The commission said in the circular currently many slogans promoting the family planning policy are poorly worded, or full of strong language that leave an impression of simply forcing people to give up having more babies, causing misunderstanding on the policy and even tarnishing the image of the government.

The slogans sometimes are full of wrongly written words and are also poorly painted, with an unorderly design of character size, color, typeface and position, the commission said.

The problems are not to be neglected, it said, though admitting slogans have played an indispensable role in promoting the state policy of family planning and creating a favorable environment for population growth control.

Before the cleanup campaign of the commission, some ridiculous population control slogans have long been laughing stocks of online satirists.

Widely posted slogans on BBS and blogs range from earthy ones like "Raise fewer babies but more piggies" to forcible or bloody ones like "Houses toppled, cows confiscated, if abortion demand rejected" and "One more baby means one more tomb."

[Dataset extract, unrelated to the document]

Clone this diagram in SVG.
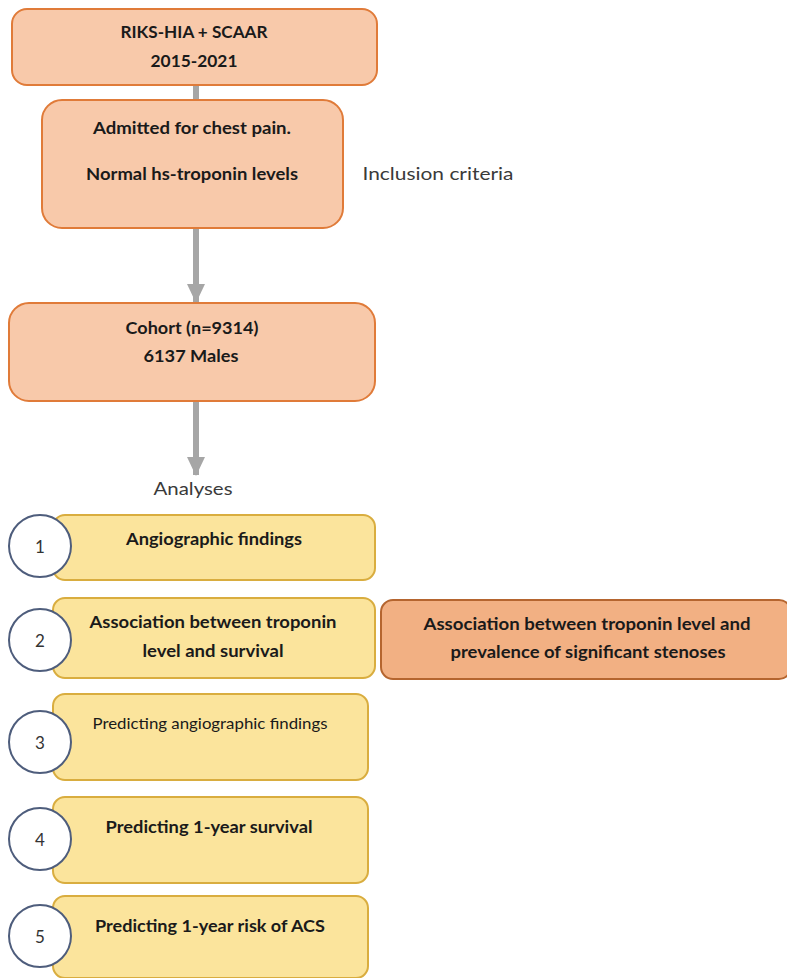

If such low-quality slogans, which may cause public complaint and resentment, are not corrected and remain where they are, the country's family planning efforts in the new era will be hindered, the commission said, proposing a list of more amiable slogans including "The mother earth is too tired to sustain more children" and "Both boys and girls are parents' hearts."

The circular urged local officials to use understandable, persuasive and popular expressions in the slogans, warning them to avoid relentless and rude wording.

The family planning policy, implemented in 1979, allows families to have only one child, but ethnic minority couples can have more than one, while the restriction in rural areas has also been loosened in recent years.

The policy has helped China to reduce the speed of population growth, delaying by four years the 1.3 billion figure reached at the beginning of 2005.

However, the traditional idea that more children bring more happiness still prevails in rural areas, challenging the country's population control efforts. And the traditional preference for boys sometimes leads to selective abortion, causing worries over the imbalance of gender ratio.